Cayo Alemán
- Interactive map of Cayo Alemán

Geography
- Location: Caribbean Sea
- Coordinates: 10°52′41″N 68°12′59″W﻿ / ﻿10.87806°N 68.21639°W
- Archipelago: Morrocoy National Park

Administration
- Venezuela
- Falcón

= Cayo Alemán, Morrocoy =

Cay in Falcón, Venezuela

Cayo Alemán (Alemán Cay, lit. German Cay) is a small island located in the Caribbean Sea, administratively part of the Falcón state in Venezuela. It is geographically integrated into the Morrocoy National Park. The cay is almost entirely covered by dense tropical vegetation.
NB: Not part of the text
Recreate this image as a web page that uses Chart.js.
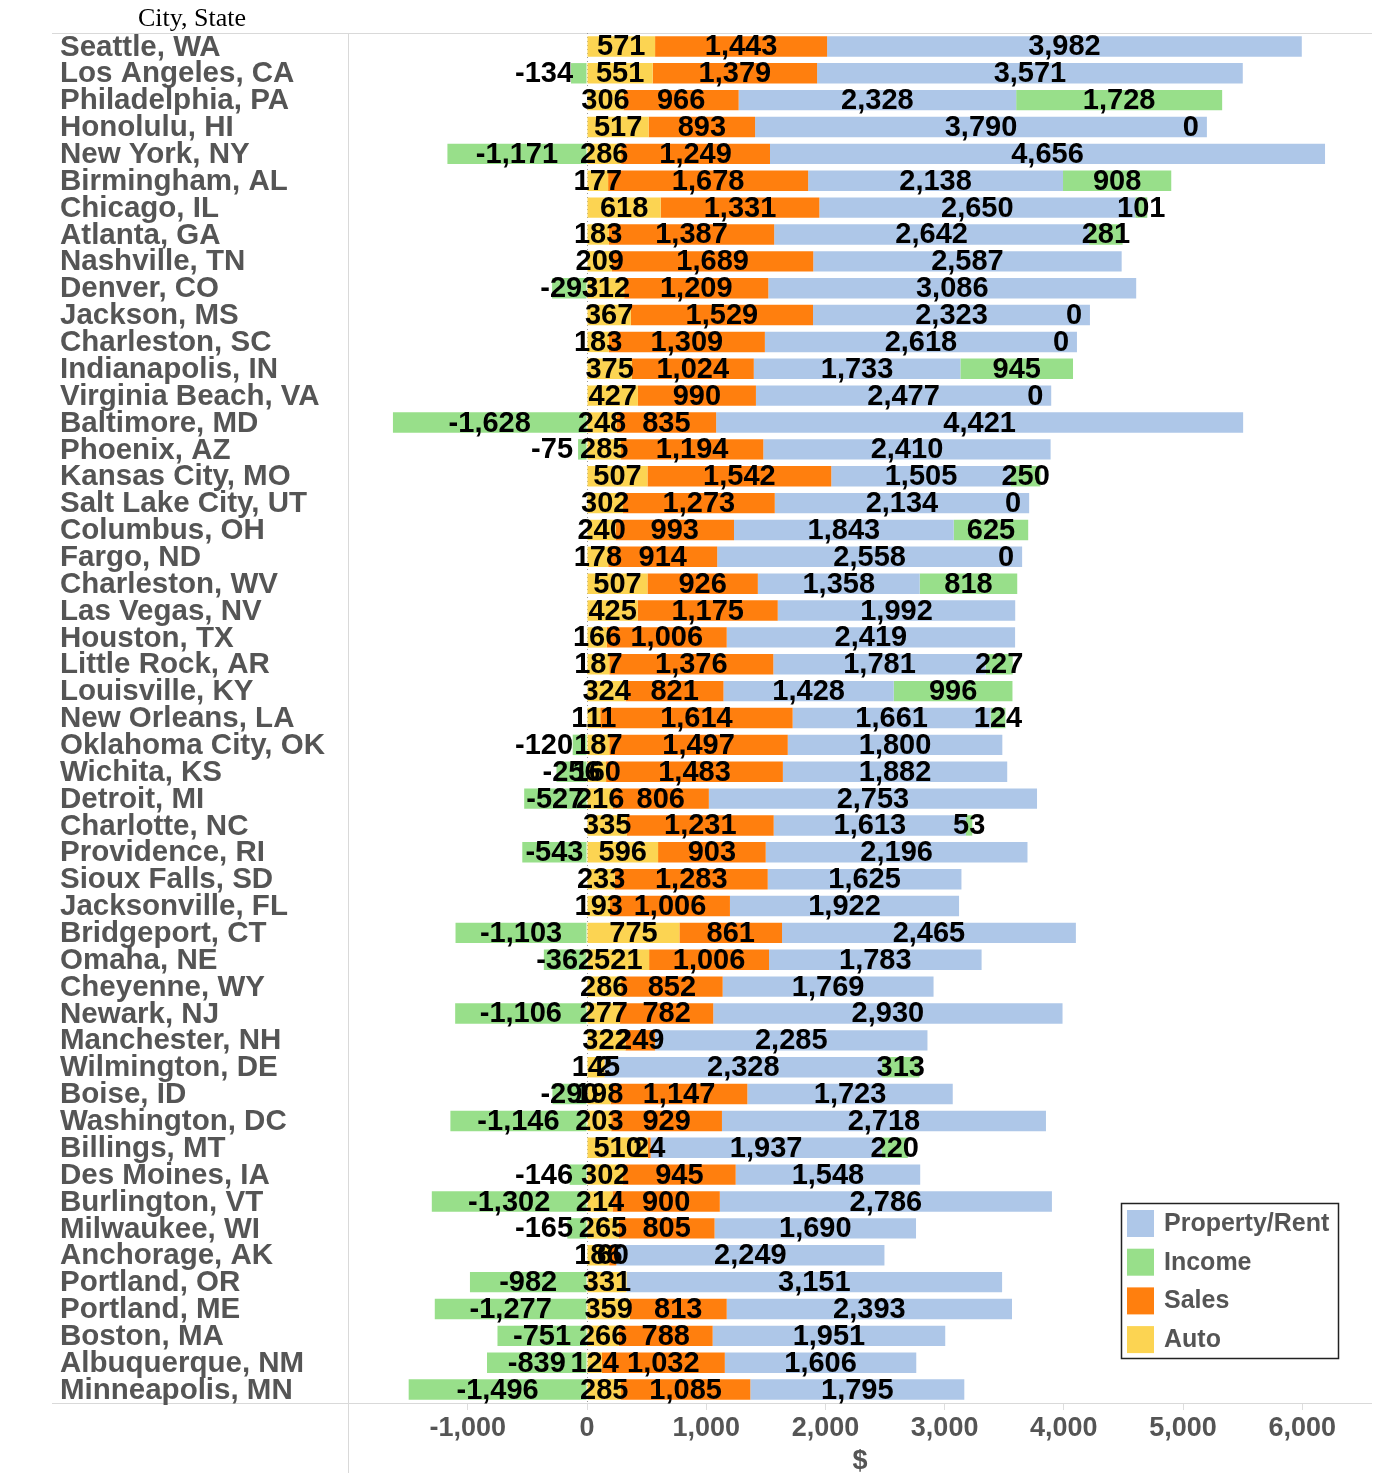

It has a surface area of approximately 59 hectares (150 acres) and a perimeter of 4.85 kilometers (3.01 mi), with a maximum elevation of 6 meters (20 ft) above sea level.

== Characteristics ==
The island is characterized by its quiet waters and two distinct coastlines, displaying deep blue and bright green water tones respectively. Its coastline and seabed are composed of a mixture of sand and rocks.

The most prominent beach area is located on an isthmus in the northwestern part of the cay. Due to its relatively low profile compared to other keys in the national park, it remains less crowded and is less known even among local tourists.